65 Dead After Iranian Passenger Plane Crashes, Killing Everybody Onboard
18 February, 2018
An Iranian commercial plane crashed in a mountainous region of southern Iran on Sunday morning, killing all 65 people on board, a tragic consequences of Iran's rapidly aging fleet of commercial aircraft according to the Associated Press.
The plane was an Aseman Airlines ATR-72, a twin-engine turboprop used for short-distance regional flying. It went down near its destination of the southern Iranian city of Yasuj, some 780 kilometers (485 miles) south of the Iranian capital, Tehran.
Aseman Airlines spokesman Mohammad Taghi Tabatabai told state TV that all passengers and crew aboard Flight No. EP3704 were killed in the crash.

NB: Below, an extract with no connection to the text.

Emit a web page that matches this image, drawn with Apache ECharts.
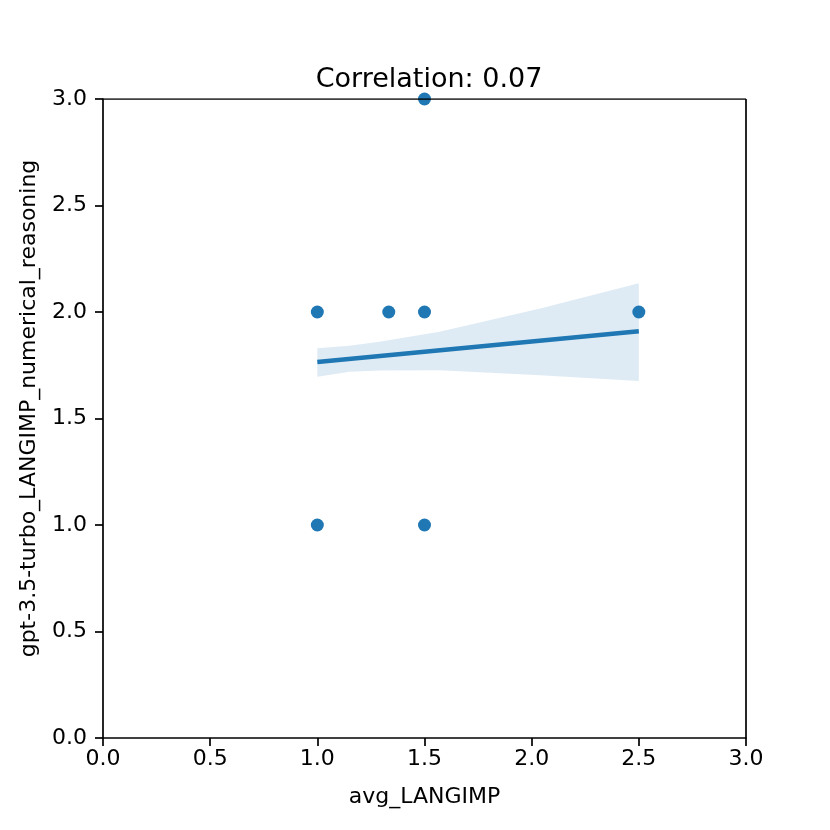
<!DOCTYPE html>
<html><head><meta charset="utf-8">
<script src="https://cdn.jsdelivr.net/npm/echarts@6/dist/echarts.min.js"></script>
<style>html,body{margin:0;padding:0;background:#fff}#c{width:830px;height:830px}</style>
</head><body><div id="c"></div>
<script>
const pointsX = [1.0, 1.0, 1.3333, 1.5, 1.5, 1.5, 2.5];
const pointsY = [2.0, 1.0, 2.0, 2.0, 3.0, 1.0, 2.0];
const fitX = [1.0, 2.5];
const fitY = [1.765, 1.91];
const bandX = [1.0, 1.15, 1.29, 1.57, 2.04, 2.5];
const bandUpper = [1.83, 1.842, 1.86, 1.907, 2.017, 2.135];
const bandLower = [1.696, 1.72, 1.725, 1.727, 1.703, 1.676];
const ticks = [0.0, 0.5, 1.0, 1.5, 2.0, 2.5, 3.0];

const chart = echarts.init(document.getElementById('c'));
const font = 'DejaVu Sans';
const axisCommon = {
  type: 'value', min: 0, max: 3, interval: 0.5,
  axisLine: {show: true, lineStyle: {color: '#000', width: 1.7}},
  axisTick: {show: true, inside: false, length: 8, lineStyle: {color: '#000', width: 1.7}},
  splitLine: {show: false},
  axisLabel: {color: '#000', fontSize: 22, fontFamily: font, formatter: v => v.toFixed(1)},
  nameTextStyle: {color: '#000', fontSize: 22, fontFamily: font}
};
chart.setOption({
  animation: false,
  title: {text: 'Correlation: 0.07', left: 424, top: 61, textAlign: 'center',
    textStyle: {color: '#000', fontSize: 27, fontWeight: 'normal', fontFamily: font}},
  grid: {left: 103, right: 84, top: 99, bottom: 92},
  xAxis: Object.assign({}, axisCommon, {name: 'avg_LANGIMP', nameLocation: 'middle', nameGap: 48,
    axisLabel: Object.assign({}, axisCommon.axisLabel, {margin: 10})}),
  yAxis: Object.assign({}, axisCommon, {name: 'gpt-3.5-turbo_LANGIMP_numerical_reasoning', nameLocation: 'middle', nameGap: 63,
    nameTextStyle: Object.assign({}, axisCommon.nameTextStyle, {padding: [0, 0, 0, 20]}),
    axisLabel: Object.assign({}, axisCommon.axisLabel, {margin: 16})}),
  series: [
    {type: 'custom', data: [0], z: 1, silent: true,
      renderItem: function (params, api) {
        const pts = [];
        for (let i = 0; i < bandX.length; i++) pts.push(api.coord([bandX[i], bandUpper[i]]));
        for (let i = bandX.length - 1; i >= 0; i--) pts.push(api.coord([bandX[i], bandLower[i]]));
        return {type: 'polygon', shape: {points: pts}, style: {fill: 'rgba(31,119,180,0.15)', stroke: null}};
      }},
    {type: 'scatter', data: pointsX.map((x, i) => [x, pointsY[i]]), symbolSize: 13,
      itemStyle: {color: '#1f77b4', opacity: 1}, z: 3},
    {type: 'line', data: fitX.map((x, i) => [x, fitY[i]]), showSymbol: false, symbol: 'none',
      lineStyle: {color: '#1f77b4', width: 4.5}, z: 4},
    {type: 'line', data: [[0, 3], [3, 3]], showSymbol: false, symbol: 'none', silent: true,
      lineStyle: {color: '#000', width: 1.7}, z: 5},
    {type: 'line', data: [[3, 0], [3, 3]], showSymbol: false, symbol: 'none', silent: true,
      lineStyle: {color: '#000', width: 1.7}, z: 5}
  ]
});
</script></body></html>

"After searching the area, we learned that unfortunately ... our dear passengers had lost their lives," Tabatabai said. "This plane had 60 passengers, 59 adults and one child, as well as a pilot, a co-pilot, two flight attendants and two air marshals on board."
Heavy fog prevented rescue helicopters from reaching the crash site in the Zagros Mountains, state TV reported. Tabatabai said the plane crashed into Mount Dena, which is about 4,400 meters (14,435 feet) tall.
The aircraft involved is a 24 year old ATR 72. Registration EP-ATS. MSN 391.
According to our logs flight took off at 04:33 UTC. Last signal was received at 05:55 UTC when flight was at 16,975 feet and descending.
Aseman Airlines has suffered other major crashes with fatalities. In October 1994, a twin-propeller Fokker F-28 1000 commuter plane flown by the airline crashed near Natanz, 290 kilometers (180 miles) south of Tehran, also killing 65 people on board. An Aseman Airlines chartered flight in August 2008, flown by an Itek Air Boeing 737, crashed in Kyrgyzstan, killing 74 people.
Following the 2015 landmark nuclear deal with world powers, Iran signed deals with both Airbus and Boeing to buy scores of passenger planes worth tens of billions of dollars. U.S. politicians have expressed concern about the airplane sales to Iran. President Donald Trump remains skeptical of the atomic accord overall and has refused to re-certify it, putting the deal in question.
Decades of international sanctions have left Iran's airline industry with an aging fleet. Aseman Airlines, which is owned by an Iranian pension fund and is considered semi-private, isn't allowed to fly in the European Union because of safety concerns.